Retrovision

Retrovision is the department of film and video formed in 1987 in Ljubljana. Represented by director Peter Vezjak, it was intended to direct projects for television and to inform the public about Neue Slowenische Kunst projects.

 

Retrovision was the film and video section of the Neue Slowenische Kunst collective, charged with keeping up with the fast-developing media landscape that characterised the 1980s and 1990s. This turned out to be an important venue where the collective could take on not only its own public image, but also the very mode of mass communication of information.

The head of Retrovision was director Peter Vezjak, who directed a number of NSK music videos, advertisements and TV programmes on culture and the international projects of NSK. The idea was to use the medium of television to keep the audience up-to-date on NSK projects. In 1988, Retrovision created a TV spot for the theatre show Zenit, performed at the Ljubljana railway station in collaboration with the Mladinsko Theatre, and in 1989, a series of three TV clips featuring the Laibach group.

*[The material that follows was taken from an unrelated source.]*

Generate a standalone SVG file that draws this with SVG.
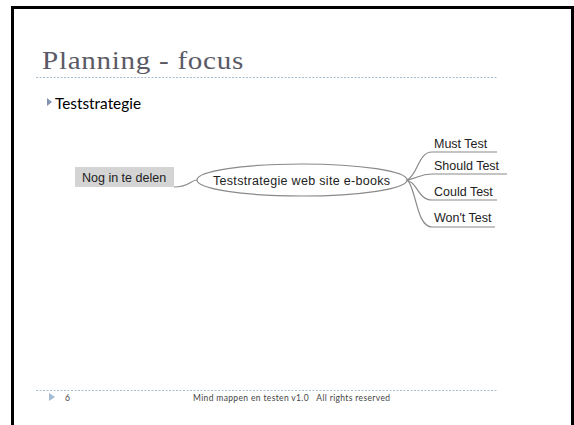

Taken together these were entitled NSK News and broadcast on TV Slovenia, closely following the daily news format, but only reporting on news concerning the collective. Later the same year came an hour-long TV film on the Laibach group, documenting the group members’ climb to the top of Mount Triglav, where they raised their characteristic symbol, the black cross within a cogwheel.

Retrovision also produced numerous documentary videos on the work and actions of NSK, such as Video on NSK (1987), NSK in Vienna and New York (1988), and particularly Laibach music videos, like Sympathy for the Devil and Wirtschaft ist tot [Economy is Dead]; thanks to the growing popularity of the genre, these came to represent a key aspect of the group’s work.